>> start Data lines
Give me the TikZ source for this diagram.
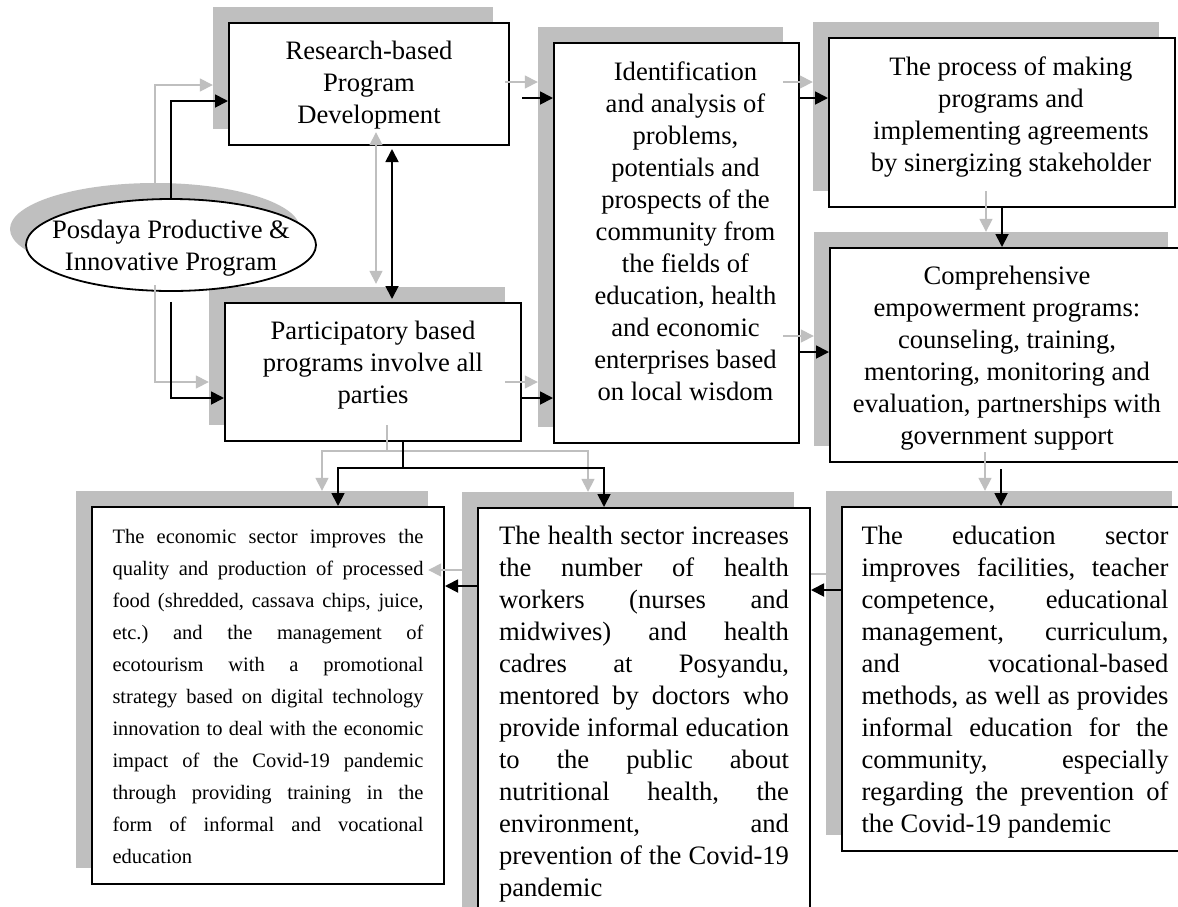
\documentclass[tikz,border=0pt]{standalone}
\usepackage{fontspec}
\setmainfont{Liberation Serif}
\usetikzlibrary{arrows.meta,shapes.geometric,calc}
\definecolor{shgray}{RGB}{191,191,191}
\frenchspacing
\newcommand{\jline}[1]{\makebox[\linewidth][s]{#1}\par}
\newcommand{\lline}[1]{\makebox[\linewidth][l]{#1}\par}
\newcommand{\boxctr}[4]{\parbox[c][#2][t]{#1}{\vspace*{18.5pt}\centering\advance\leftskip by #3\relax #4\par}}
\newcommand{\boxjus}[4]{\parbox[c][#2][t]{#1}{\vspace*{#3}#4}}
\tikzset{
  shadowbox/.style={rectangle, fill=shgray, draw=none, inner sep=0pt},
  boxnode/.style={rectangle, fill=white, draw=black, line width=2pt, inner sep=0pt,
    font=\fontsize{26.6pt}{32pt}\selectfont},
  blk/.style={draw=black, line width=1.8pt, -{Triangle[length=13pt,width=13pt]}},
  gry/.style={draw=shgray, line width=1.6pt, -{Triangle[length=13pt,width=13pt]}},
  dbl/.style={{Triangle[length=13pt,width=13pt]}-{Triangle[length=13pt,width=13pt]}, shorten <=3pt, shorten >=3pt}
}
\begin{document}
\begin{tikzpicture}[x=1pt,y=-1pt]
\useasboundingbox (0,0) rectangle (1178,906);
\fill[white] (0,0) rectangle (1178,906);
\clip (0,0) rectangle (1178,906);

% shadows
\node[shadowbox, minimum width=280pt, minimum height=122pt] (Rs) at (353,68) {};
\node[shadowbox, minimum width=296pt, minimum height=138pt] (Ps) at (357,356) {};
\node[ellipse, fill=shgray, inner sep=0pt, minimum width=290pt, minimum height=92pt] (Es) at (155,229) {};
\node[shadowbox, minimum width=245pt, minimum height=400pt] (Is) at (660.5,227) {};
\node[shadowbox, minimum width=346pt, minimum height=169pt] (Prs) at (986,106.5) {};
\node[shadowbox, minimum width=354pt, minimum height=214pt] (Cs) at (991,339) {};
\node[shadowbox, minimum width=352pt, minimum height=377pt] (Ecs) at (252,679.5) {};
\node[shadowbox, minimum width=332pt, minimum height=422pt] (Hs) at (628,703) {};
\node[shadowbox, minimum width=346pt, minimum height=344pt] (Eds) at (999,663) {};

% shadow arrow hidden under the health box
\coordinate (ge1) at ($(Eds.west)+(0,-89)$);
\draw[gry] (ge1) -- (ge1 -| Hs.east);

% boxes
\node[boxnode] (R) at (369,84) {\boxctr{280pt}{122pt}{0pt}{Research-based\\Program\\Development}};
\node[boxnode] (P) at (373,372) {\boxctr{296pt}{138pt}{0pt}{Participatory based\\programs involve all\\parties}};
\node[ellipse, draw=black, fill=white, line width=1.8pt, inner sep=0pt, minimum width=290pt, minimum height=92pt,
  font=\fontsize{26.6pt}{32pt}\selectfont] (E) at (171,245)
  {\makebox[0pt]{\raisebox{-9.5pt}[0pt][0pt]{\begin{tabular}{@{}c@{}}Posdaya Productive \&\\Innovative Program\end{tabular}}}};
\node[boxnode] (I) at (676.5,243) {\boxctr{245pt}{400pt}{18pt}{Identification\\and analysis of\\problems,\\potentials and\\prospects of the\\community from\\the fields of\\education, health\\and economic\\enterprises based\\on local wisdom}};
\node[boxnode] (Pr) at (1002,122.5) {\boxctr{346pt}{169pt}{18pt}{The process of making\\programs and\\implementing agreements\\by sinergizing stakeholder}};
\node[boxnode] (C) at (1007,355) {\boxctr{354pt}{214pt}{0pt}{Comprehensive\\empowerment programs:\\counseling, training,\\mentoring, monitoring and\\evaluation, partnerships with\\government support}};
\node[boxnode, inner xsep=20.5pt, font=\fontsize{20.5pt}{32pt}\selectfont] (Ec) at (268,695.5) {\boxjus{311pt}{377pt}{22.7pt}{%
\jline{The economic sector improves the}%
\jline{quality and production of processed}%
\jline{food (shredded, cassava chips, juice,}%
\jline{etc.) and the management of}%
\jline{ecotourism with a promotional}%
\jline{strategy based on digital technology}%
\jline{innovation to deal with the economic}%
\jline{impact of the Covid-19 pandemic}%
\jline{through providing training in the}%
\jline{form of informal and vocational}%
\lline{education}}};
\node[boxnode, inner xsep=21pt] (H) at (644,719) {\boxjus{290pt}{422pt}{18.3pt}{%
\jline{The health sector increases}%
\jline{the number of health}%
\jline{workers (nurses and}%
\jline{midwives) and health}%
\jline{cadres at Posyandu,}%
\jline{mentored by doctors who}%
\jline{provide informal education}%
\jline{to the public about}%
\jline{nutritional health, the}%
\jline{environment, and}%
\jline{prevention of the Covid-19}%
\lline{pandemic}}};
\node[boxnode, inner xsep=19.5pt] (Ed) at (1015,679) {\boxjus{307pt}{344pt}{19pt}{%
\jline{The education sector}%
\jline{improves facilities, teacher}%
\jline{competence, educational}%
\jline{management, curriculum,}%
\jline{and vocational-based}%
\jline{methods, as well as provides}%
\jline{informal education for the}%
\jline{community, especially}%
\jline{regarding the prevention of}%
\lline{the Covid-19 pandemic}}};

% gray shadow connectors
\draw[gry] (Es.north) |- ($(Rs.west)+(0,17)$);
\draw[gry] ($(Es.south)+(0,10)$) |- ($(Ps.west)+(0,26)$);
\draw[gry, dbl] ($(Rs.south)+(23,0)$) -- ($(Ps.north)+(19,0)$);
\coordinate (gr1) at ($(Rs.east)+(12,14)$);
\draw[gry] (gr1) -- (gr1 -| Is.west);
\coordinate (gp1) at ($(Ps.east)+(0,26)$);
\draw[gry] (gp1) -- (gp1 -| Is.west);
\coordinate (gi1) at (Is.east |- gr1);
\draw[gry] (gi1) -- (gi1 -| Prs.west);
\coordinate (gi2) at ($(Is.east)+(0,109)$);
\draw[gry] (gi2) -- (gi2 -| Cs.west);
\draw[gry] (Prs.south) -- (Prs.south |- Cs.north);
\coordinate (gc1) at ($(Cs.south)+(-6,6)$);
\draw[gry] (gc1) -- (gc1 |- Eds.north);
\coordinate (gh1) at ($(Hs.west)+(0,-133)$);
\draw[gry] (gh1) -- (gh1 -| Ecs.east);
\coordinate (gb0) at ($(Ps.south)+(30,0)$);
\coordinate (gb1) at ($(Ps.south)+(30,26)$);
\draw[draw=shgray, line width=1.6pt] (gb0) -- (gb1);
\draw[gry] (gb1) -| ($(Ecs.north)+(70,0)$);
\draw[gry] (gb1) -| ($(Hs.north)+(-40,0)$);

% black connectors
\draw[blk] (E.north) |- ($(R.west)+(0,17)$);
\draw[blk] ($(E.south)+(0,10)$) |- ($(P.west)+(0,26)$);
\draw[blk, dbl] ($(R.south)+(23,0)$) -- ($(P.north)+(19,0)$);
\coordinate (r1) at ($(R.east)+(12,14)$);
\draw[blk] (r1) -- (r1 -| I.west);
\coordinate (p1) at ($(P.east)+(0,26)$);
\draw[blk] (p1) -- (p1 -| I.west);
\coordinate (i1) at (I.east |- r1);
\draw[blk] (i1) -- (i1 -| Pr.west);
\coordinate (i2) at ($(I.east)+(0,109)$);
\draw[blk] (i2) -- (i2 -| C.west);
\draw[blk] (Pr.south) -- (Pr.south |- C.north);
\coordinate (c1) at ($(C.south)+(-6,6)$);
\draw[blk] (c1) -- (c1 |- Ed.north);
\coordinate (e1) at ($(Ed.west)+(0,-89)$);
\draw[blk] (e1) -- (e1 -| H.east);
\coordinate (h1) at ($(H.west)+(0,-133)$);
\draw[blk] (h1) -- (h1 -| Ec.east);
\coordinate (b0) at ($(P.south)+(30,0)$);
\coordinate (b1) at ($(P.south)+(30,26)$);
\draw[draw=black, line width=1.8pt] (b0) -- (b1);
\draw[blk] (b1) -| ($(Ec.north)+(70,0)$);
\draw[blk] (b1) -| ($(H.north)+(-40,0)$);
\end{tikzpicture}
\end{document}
>> end Data lines
- _What you need to do_:
Set the lines above down again, word for word, from the first through the one containing "width=346pt, minimum height=344pt]"; pictures excluded.

- _Exercise answer_:
Give me the TikZ source for this diagram.
\documentclass[tikz,border=0pt]{standalone}
\usepackage{fontspec}
\setmainfont{Liberation Serif}
\usetikzlibrary{arrows.meta,shapes.geometric,calc}
\definecolor{shgray}{RGB}{191,191,191}
\frenchspacing
\newcommand{\jline}[1]{\makebox[\linewidth][s]{#1}\par}
\newcommand{\lline}[1]{\makebox[\linewidth][l]{#1}\par}
\newcommand{\boxctr}[4]{\parbox[c][#2][t]{#1}{\vspace*{18.5pt}\centering\advance\leftskip by #3\relax #4\par}}
\newcommand{\boxjus}[4]{\parbox[c][#2][t]{#1}{\vspace*{#3}#4}}
\tikzset{
  shadowbox/.style={rectangle, fill=shgray, draw=none, inner sep=0pt},
  boxnode/.style={rectangle, fill=white, draw=black, line width=2pt, inner sep=0pt,
    font=\fontsize{26.6pt}{32pt}\selectfont},
  blk/.style={draw=black, line width=1.8pt, -{Triangle[length=13pt,width=13pt]}},
  gry/.style={draw=shgray, line width=1.6pt, -{Triangle[length=13pt,width=13pt]}},
  dbl/.style={{Triangle[length=13pt,width=13pt]}-{Triangle[length=13pt,width=13pt]}, shorten <=3pt, shorten >=3pt}
}
\begin{document}
\begin{tikzpicture}[x=1pt,y=-1pt]
\useasboundingbox (0,0) rectangle (1178,906);
\fill[white] (0,0) rectangle (1178,906);
\clip (0,0) rectangle (1178,906);

% shadows
\node[shadowbox, minimum width=280pt, minimum height=122pt] (Rs) at (353,68) {};
\node[shadowbox, minimum width=296pt, minimum height=138pt] (Ps) at (357,356) {};
\node[ellipse, fill=shgray, inner sep=0pt, minimum width=290pt, minimum height=92pt] (Es) at (155,229) {};
\node[shadowbox, minimum width=245pt, minimum height=400pt] (Is) at (660.5,227) {};
\node[shadowbox, minimum width=346pt, minimum height=169pt] (Prs) at (986,106.5) {};
\node[shadowbox, minimum width=354pt, minimum height=214pt] (Cs) at (991,339) {};
\node[shadowbox, minimum width=352pt, minimum height=377pt] (Ecs) at (252,679.5) {};
\node[shadowbox, minimum width=332pt, minimum height=422pt] (Hs) at (628,703) {};
\node[shadowbox, minimum width=346pt, minimum height=344pt] (Eds) at (999,663) {};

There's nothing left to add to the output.